What is needed: Extract every line that contains the string "chart".

Information provided:

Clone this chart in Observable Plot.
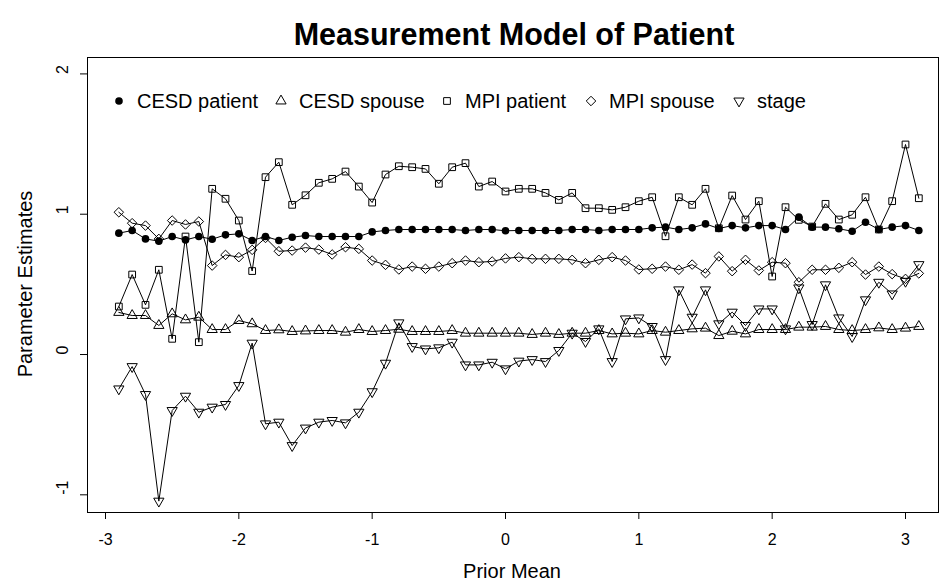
<!DOCTYPE html>
<html><head><meta charset="utf-8">
<script src="https://cdn.jsdelivr.net/npm/d3@7"></script>
<script src="https://cdn.jsdelivr.net/npm/@observablehq/plot@0.6"></script>
<style>body{margin:0;background:#fff} svg{display:block}</style>
</head><body><div id="chart"></div>
<script>
const priorMean = [-2.9,-2.8,-2.7,-2.6,-2.5,-2.4,-2.3,-2.2,-2.1,-2.0,-1.9,-1.8,-1.7,-1.6,-1.5,-1.4,-1.3,-1.2,-1.1,-1.0,
  -0.9,-0.8,-0.7,-0.6,-0.5,-0.4,-0.3,-0.2,-0.1,0.0,0.1,0.2,0.3,0.4,0.5,0.6,0.7,0.8,0.9,1.0,
  1.1,1.2,1.3,1.4,1.5,1.6,1.7,1.8,1.9,2.0,2.1,2.2,2.3,2.4,2.5,2.6,2.7,2.8,2.9,3.0,3.1];
const cesdPatient = [0.865,0.884,0.824,0.808,0.841,0.817,0.841,0.822,0.853,0.860,0.813,0.841,0.813,0.836,0.848,0.841,0.841,0.841,0.841,0.874,
  0.884,0.891,0.891,0.891,0.891,0.891,0.884,0.891,0.891,0.882,0.884,0.884,0.884,0.884,0.891,0.891,0.884,0.891,0.891,0.891,
  0.903,0.908,0.891,0.903,0.931,0.898,0.919,0.903,0.919,0.919,0.891,0.979,0.908,0.908,0.896,0.879,0.943,0.891,0.908,0.919,0.884];
const cesdSpouse = [0.300,0.278,0.278,0.207,0.290,0.247,0.266,0.178,0.178,0.242,0.219,0.171,0.176,0.164,0.168,0.171,0.171,0.159,0.178,0.164,
  0.171,0.180,0.164,0.164,0.164,0.171,0.152,0.152,0.152,0.152,0.152,0.143,0.152,0.143,0.152,0.152,0.171,0.147,0.152,0.147,
  0.171,0.159,0.171,0.183,0.188,0.135,0.166,0.147,0.178,0.178,0.178,0.195,0.195,0.200,0.178,0.171,0.178,0.190,0.178,0.188,0.200];
const mpiPatient = [0.342,0.570,0.354,0.604,0.112,0.841,0.088,1.181,1.110,0.955,0.595,1.264,1.371,1.067,1.135,1.224,1.252,1.304,1.197,1.083,
  1.283,1.342,1.335,1.323,1.217,1.335,1.364,1.197,1.233,1.162,1.181,1.181,1.152,1.102,1.152,1.043,1.043,1.031,1.050,1.093,
  1.121,0.843,1.121,1.067,1.181,0.900,1.133,0.962,1.093,0.556,1.050,0.960,0.912,1.074,0.962,0.996,1.121,0.891,1.093,1.497,1.114];
const mpiSpouse = [1.014,0.936,0.919,0.824,0.955,0.927,0.948,0.634,0.710,0.694,0.746,0.831,0.736,0.741,0.762,0.748,0.713,0.765,0.753,0.670,
  0.639,0.606,0.627,0.611,0.627,0.651,0.670,0.658,0.663,0.685,0.694,0.682,0.682,0.682,0.675,0.651,0.675,0.694,0.670,0.606,
  0.611,0.627,0.604,0.641,0.580,0.699,0.594,0.675,0.599,0.658,0.651,0.515,0.604,0.604,0.618,0.658,0.570,0.627,0.573,0.539,0.578];
const stage = [-0.245,-0.086,-0.285,-1.045,-0.399,-0.297,-0.411,-0.375,-0.356,-0.221,0.081,-0.494,-0.482,-0.649,-0.524,-0.482,-0.470,-0.487,-0.411,-0.265,
  -0.062,0.226,0.057,0.040,0.048,0.088,-0.074,-0.074,-0.055,-0.102,-0.047,-0.036,-0.050,0.029,0.152,0.093,0.183,-0.050,0.254,0.261,
  0.200,-0.036,0.461,0.266,0.461,0.219,0.302,0.207,0.325,0.325,0.183,0.475,0.214,0.497,0.261,0.128,0.390,0.515,0.432,0.522,0.641];

const seriesNames = ["CESD patient","CESD spouse","MPI patient","MPI spouse","stage"];
const seriesValues = [cesdPatient, cesdSpouse, mpiPatient, mpiSpouse, stage];
const seriesShapes = ["circle","triangleUp","square","diamond","triangleDown"];
const xTicks = [-3,-2,-1,0,1,2,3];
const yTicks = [-1,0,1,2];
const titleText = "Measurement Model of Patient";
const xLabel = "Prior Mean";
const yLabel = "Parameter Estimates";

// R-style pch symbols (16, 2, 0, 5, 6)
function rSymbol(kind) {
  return {draw(ctx, size) {
    const R = Math.sqrt(size / Math.PI);
    if (kind === "circle") { ctx.moveTo(R, 0); ctx.arc(0, 0, R, 0, 2 * Math.PI); }
    else if (kind === "square") { const s = 0.886 * R; ctx.moveTo(-s, -s); ctx.lineTo(s, -s); ctx.lineTo(s, s); ctx.lineTo(-s, s); ctx.closePath(); }
    else if (kind === "diamond") { const d = Math.SQRT2 * 0.886 * R; ctx.moveTo(0, -d); ctx.lineTo(d, 0); ctx.lineTo(0, d); ctx.lineTo(-d, 0); ctx.closePath(); }
    else {
      const r = 1.555 * R, xc = r * Math.sqrt(3) / 2, yc = r / 2, sgn = kind === "triangleUp" ? 1 : -1;
      ctx.moveTo(0, -sgn * r); ctx.lineTo(xc, sgn * yc); ctx.lineTo(-xc, sgn * yc); ctx.closePath();
    }
  }};
}

const rows = seriesNames.flatMap((name, i) => seriesValues[i].map((v, j) => ({series: name, x: priorMean[j], y: v})));
const R0 = 3.8;
const font = "'Liberation Sans', Arial, Helvetica, sans-serif";

const plot = Plot.plot({
  width: 943, height: 586,
  marginLeft: 87, marginRight: 5, marginTop: 57, marginBottom: 74,
  style: {fontFamily: font, background: "white", color: "black"},
  x: {domain: [-3.135, 3.2475]},
  y: {domain: [-1.126, 2.117]},
  marks: [
    Plot.frame({stroke: "black", strokeWidth: 1}),
    Plot.axisX({ticks: xTicks, tickSize: 7, tickPadding: 14, fontSize: 16, tickFormat: d => String(d), label: null}),
    Plot.axisY({ticks: yTicks, tickSize: 7, tickFormat: () => "", label: null}),
    Plot.text(yTicks, {y: d => d, text: d => String(d), frameAnchor: "left", dx: -25, rotate: -90, fontSize: 16, fill: "black"}),
    Plot.line(rows, {x: "x", y: "y", z: "series", stroke: "black", strokeWidth: 1}),
    ...seriesNames.map((name, i) => Plot.dot(rows.filter(d => d.series === name), {
      x: "x", y: "y", symbol: rSymbol(seriesShapes[i]), r: R0,
      fill: i === 0 ? "black" : "none", stroke: i === 0 ? "none" : "black", strokeWidth: 1
    }))
  ]
});

const svg = d3.select(plot);
svg.append("text").attr("x", 514).attr("y", 45).attr("text-anchor", "middle")
  .attr("font-family", font).attr("font-size", 30.5).attr("font-weight", "bold").attr("fill", "black").text(titleText);
svg.append("text").attr("x", 512).attr("y", 578).attr("text-anchor", "middle")
  .attr("font-family", font).attr("font-size", 20).attr("fill", "black").text(xLabel);
svg.append("text").attr("transform", "translate(32,284) rotate(-90)").attr("text-anchor", "middle")
  .attr("font-family", font).attr("font-size", 20).attr("fill", "black").text(yLabel);

// legend (horizontal, no box)
const legendX = [119, 281, 447, 591, 739];
const legendY = 101;
const lg = svg.append("g").attr("text-anchor", "start");
seriesNames.forEach((name, i) => {
  lg.append("path").attr("transform", `translate(${legendX[i]},${legendY})`)
    .attr("d", d3.symbol().type(rSymbol(seriesShapes[i])).size(Math.PI * R0 * R0)())
    .attr("fill", i === 0 ? "black" : "none").attr("stroke", i === 0 ? "none" : "black").attr("stroke-width", 1);
  lg.append("text").attr("x", legendX[i] + 18).attr("y", legendY).attr("dy", "0.35em").attr("text-anchor", "start")
    .attr("font-family", font).attr("font-size", 20).attr("fill", "black").text(name);
});

document.getElementById("chart").appendChild(plot);
</script>
</body></html>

Task response:
Clone this chart in Observable Plot.
</head><body><div id="chart"></div>
document.getElementById("chart").appendChild(plot);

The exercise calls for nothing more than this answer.